Impact of CDC on SQL Server

Copper Contributor

Hi,


We are testing performance impact of CDC on SQL Server.


There are two identical databases (KST_S001, KST_002) on SQL Server 2017 which is running in linux container. They both have CDC enabled for 180 tables and a data generator that is doing mostly updates on these tables.

The data generators are doing around 300k DML operations per minute on each database (600k total).

The configuration of CDC jobs is kept default (500 transactions, 5s polling interval for capture job, I think three days retention period on cleaning job)

The host machine is Azure Standard_E8-4as_v4: 4 vCPU, 64 GB RAM, 12800 IOPS, 128GB SSD.

 

After 1 hour of running the setup with CDC enabled, the average time of 1000 updates is 73ms.

With CDC disabled the average time of 1000 updates after 1 hour is 15ms.


I've attached two grafana screenshots showing the difference in metrics when the CDC is disabled versus enabled on these databases.


We are trying to understand the underlying mechanism that is contributing to the impact visible from the metrics.

Why is memory consumption so much higher?

Why do DML operations take longer with CDC enabled?

 

CDC disabled:

PeterK32_0-1700732231037.png

CDC enabled:

PeterK32_1-1700732254186.png

 

Thanks for answers and suggestions.

Peter

2 Replies

@PeterK32 Hello there!

CDC is (allegedly) "low impact", not "zero impact" - it sounds like you are simulating a very busy transactional system.
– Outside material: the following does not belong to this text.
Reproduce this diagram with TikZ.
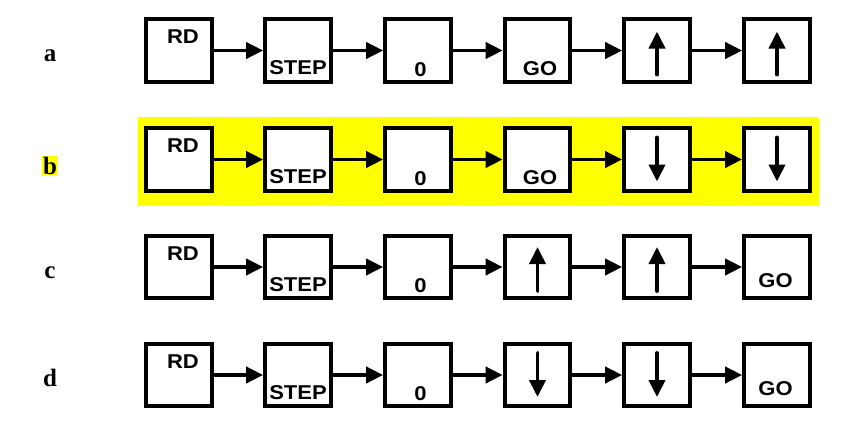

DML operations are necessarily going to take longer when you have the CDC process also scanning the log files.

How much longer? That depends.

There really isn't a lot of details forthcoming from Microsoft (or anywhere) regarding metrics for what kind of impact you can expect, which is understandable to a degree, since every situation is different.

Still, it would be nice to have some "official" steps or metrics that can be gathered to measure this.

In our testing (with considerably less activity than yours), we are seeing mainly a CPU increase, not memory.

Are you making sure to back up the logs frequently if running in full recovery? If not, the inactive portion of the log won't get released for reuse, and CDC will have to scan an increasingly large log file (at least that's my understanding, I could be wrong).

 

Have you experimented with different Polling Intervals etc.?

 

Good luck!

Hi @FalseDawn 
Thank you for your reply,

The traffic volume is a pessimistic overestimation based on peak traffic on our system, since this was a stress test. The everyday traffic is much more down to earth, but we want to know what to expect in extreme situations.

 

The recovery model of the databases is SIMPLE.

 

Since my original post, we've increased the disk tier / speed and now the main difference between CDC and non-CDC setup is memory consumption and size of data file. The memory part is mostly in logbuffer (like tenfold). The data file size increase is very significant, but that is understandable and can be mitigated by cleanup retention period.

 

"Have you experimented with different Polling Intervals etc.?"

We've isolated this by first doing a 10M row update in a single transaction, measuring that, and then letting the capture job process the transaction and measuring that separately. The actual update did take longer (although not significantly after the disk upgrade), but the memory consumption, and  logbuffer waits are much higher. The capture job then proceeded to increase data file size and consume CPU, but that is understandable and to be expected.

 

It would be nice to have some official documentation explaining what is the overhead of WAL for tables with enabled CDC, whether there is additional data written to log when changing CDC enabled table data and if so, what it is, how much and how it can be addressed.